Vandaag, zeven jaar na 9/11 schrijf ik in De Pers over de heimwee naar de talibantijd tussen 1996 en 2001. De Amerikaanse invasie ‘Enduring Freedom’ verdreef de gastheren van Osama Bin Laden uit de steden. Bij mijn bezoek constateerde ik dat toenemende onveiligheid, corruptie, een tandloze regering en wild militair optreden van buitenlandse troepen veel Afghanen weer doen verlangen naar die Goede Oude Tijd. Zo ook bij een jonge chirurg uit Kandahar. “Mijn vier kinderen gaan al twee jaar niet meer naar school. Mijn vrouw en ik geven ze thuis les. We zijn bang dat ze op straat worden ontvoerd.” Volgens de dokter werkzaam bij het lokale ziekenhuis stuurt de helft van de beter gesitueerden, zoals artsen, ingenieurs, zakenmensen en hogere ambtenaren in het zuiden, hun kroost niet naar een onderwijsinstelling uit vrees voor kidnapping door criminelen. “De regering van Hamid Karzai kan ons niet beschermen. Als ik de bus neem naar Kabul en we worden aangehouden en ze horen dat ik arts ben schieten ze me meteen dood. De daders? Ze zeggen dat het Talibs zijn maar niemand weet het zeker. Het zijn tegenstanders van de regering, tegenstanders van de mensheid of gewone boeven. Mijn student-collega reisde twee dagen geleden van Kabul naar Kandahar. Hij telde tien doden langs de weg.”

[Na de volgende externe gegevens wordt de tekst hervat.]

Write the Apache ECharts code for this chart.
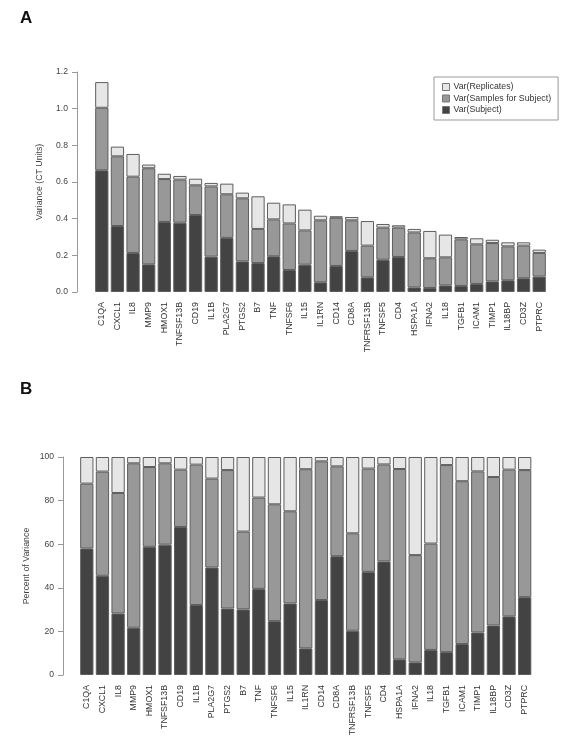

Bij vlagen verlangt de arts terug naar de talibanregering.“Je had geen televisie en geen muziek, Maar je dacht niet aan ontvoering. Dieven werd de rechterhand en linkervoet afgehakt, moordenaars hier op het plein opgehangen. Alleen die aanpak werkt in Afghanistan.” Voordat de rust terugkeert in Afghanistan wachten vijf tot tien jaren van anarchie. Tegen die tijd zijn z’n kinderen volwassen zonder schoolopleiding,“ voorspelt de arts.
Veel inwoners van Kandahar, de tweede stad van Afghanistan en ooit de religieuze hoofdstad van de taliban, kennen inmiddels de twee zijdes van de medaille. Na de Amerikaanse aanval galmt er weer muziek in de bazar. De minder prettige keerzijde is de toegenomen criminaliteit en de oorlogsellende. Een constructiewerkgever die zich uit angst uitsluitend per auto verplaatst, legt de schuld bij de buitenlandse militairen, waarvan er inmiddels bijna 70.000 in het land zijn gelegerd. “Ze brengen geen veiligheid of opbouw.” Ook de regering in Kabul doet niks: “Na zeven jaar hebben we nog steeds alleen enkele uren per dag elektriciteit. Wat is gebeurd met al die miljarden dollars hulp?” Door de werkloosheid en de gestegen voedselprijzen kiezen veel armen voor de Taliban want die betalen geld als je voor ze vecht. Zelf zou hij nooit een talib willen zijn, maar het begrip groeit. “Een vriend van mij in een dorp kreeg bezoek van de taliban. Hij vroeg waarom ze vochten. Een talib antwoordde: ‘Als een bewoner van een ander dorp bij jou de deur intrapt, dan verzet je je toch ook? “
Kandahar is anno 2008 een belegerde burcht. De uitvalswegen zijn in handen van de Talibs en door de bevrijding van duizend gevangenen medio juni uit de lokale bajes tonen de jihadstrijders met de zwarte tulband ook binnen de muren hun macht. Lang niet iedereen treurt daarom. In de talibantijd kostte een bruid 500 dollar, zo’n 350 euro. Als een vader meer vroeg voor zijn dochter, kreeg ie straf. In de huidige vrije economie is de prijs tot 55.000 euro. Weinig jongens kunnen zich dat veroorloven en blijven ongewenst ongetrouwd. Veel jonge vrijgezellen zien de terugkomst van de taliban alleen al daarom wel zitten.
PS Als foto nu maar een eens lekkere boy: Sylvester Stallone bezoekt Afghanistan in de film Rambo 3.( Krijg ik geen verder gezeur over seksistische voorkeur.)